PERMACRISIS

Dicesi stato di crisi permamente, senza tregua.

Pare che sia la parola più rappresentativa di quest’altro anno horribilis, in quanto la più utilizzata in inghilterra secondo gli estensori del Collins Corpus, il data base che accorpa tutte le parole in uso (social media compresi) nel Regno Unito.

Dopo la pandemia, ci si aspettava perlomeno di rifiatare, ed invece ecco qua una bella guerra di invasione alle porte di casa nostra, che non ci fa dormire notti tranquille e ci rimette scomodi e insicuri.

No, non ci possiamo permettere di stare tranquilli, preoccupati dobbiamo stare!

Faccio un tipo di psicoterapia per cui l’attenzione al contesto in cui ha vissuto e vive la persona che mi chiede aiuto è alta. Questo perchè l’esperienza mi ha insegnato che le persone non “impazziscono” a caso, c’è sempre un contesto disfunzionale, un trauma non elaborato, una o più cause che, anche a distanza di tempo, hanno contribuito a mettere quella persona lì in una situazione scomoda, via via più non gestibile, fino a che generalmente, si presenta per chiedere di essere liberata dall’attacco di un sintomo.

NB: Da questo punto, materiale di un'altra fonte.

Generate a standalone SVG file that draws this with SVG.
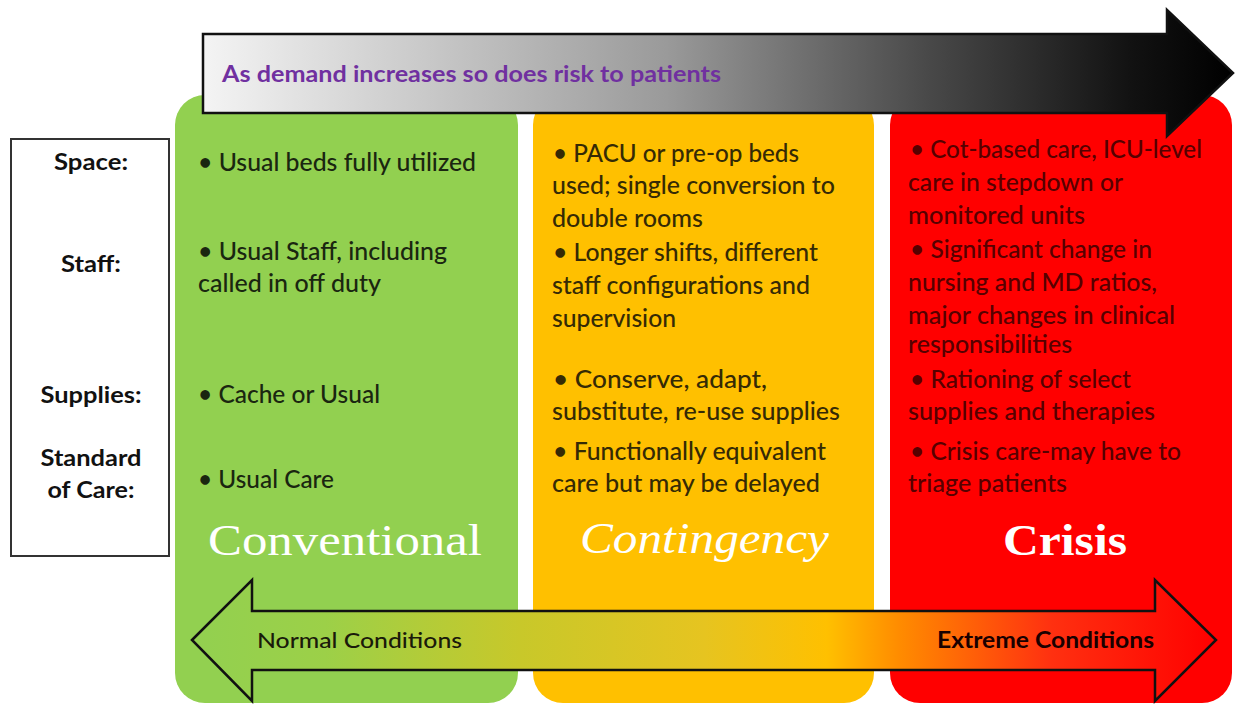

Può essere lo spaventoso attacco di panico, può essere la fredda morsa depressiva, anche il noioso ruminamento ossessivo, può essere l’incapacità di gestire le relazioni. Insomma questi sono alcuni dei motivi prevalenti per cui le persone mi chiedono aiuto. Mi chiedono: liberami da questo mostro che mi porto dentro. Come se non riconoscessero la genesi del disagio dentro di sé. Non ricordano, non attribuiscono un senso causale agli accadimenti della vita.

Per chi conosce e studia il trauma, tutto ciò è conosciuto. Ed esistono tecniche e protocolli per poter intervenire, spesso in modo efficace.

La mia ricerca iniziale comprende l’ascolto della storia della persona, quindi chiedo se non capisco, interrompo per chiarire, dialogo per avere informazioni, non ho pelose cautele. Io voglio capire, umanamente capire cosa diavolo è successo a quella persona per farla stare così. E’ come leggere il romanzo della sua vita e mi appassiona. Lentamente (ma neanche tanto..) la matassa si dipana e la storia è lì, con le sue fratture, le sue mancanze, la sua cifra assolutamente umana. La vedo io e anche la persona che è li con me inizia a vedere, essendo stata condotta a ri-leggere la propria storia e a focalizzare la sua attenzione sui passaggi faticosi e doloranti che ha vissuto.

Ciò che noto, spesso, è proprio la mancanza di consapevolezza dell’impatto di alcuni eventi, che possono essere singoli fatti e/o anche contesti ambientali, sulla costruzione del proprio senso si sè. Non c’è contatto, non c’è legame.

E allora già il primo atto terapeutico è quello di restituire una versione più credibile, umanizzata, anche normalizzata, della storia della propria vita, seppur condensata, alle persona. E già quest’operazione ai più genera un rilassamento. Iniziano a sentirsi meno “strani” e più parte del genere umano, sperimentano sensazioni di speranza e fiducia.

Poi, certamente, il passo successivo non è poca cosa perchè contiene il passarci attraverso a questi nodi, con l’idea di districare la matassa, disincagliarla, ripercorrere i ricordi per scioglierli e dimenticarli. E’ faticoso, è disorientante, è angosciante anche. La notizia positiva è che abbiamo gli strumenti per farlo e funzionano.

Una delle scoperte più affascinanti che ho fatto nel corso della mia attività infatti è che è possibile lasciare andare le esperienze dolorose del passato nelle sue componenti fisiologiche e cioè le emozioni, risposte allo stress rimaste incastrate nel corpo dai tempi dell’evento, che, diversamente, continuano ad attivarsi ogni qualvolta un evento critico della vita le innesca.

La sfida è quindi quella di interrompere questo collegamento mortifero tra esperienze traumatiche del passato e le esperienze attuali. La sfida è quella di non accettare di vivere in uno stato di crisi permanente, ribellarsi per far vincere la vita e abituarsi a surfare sull’onda incerta della vita.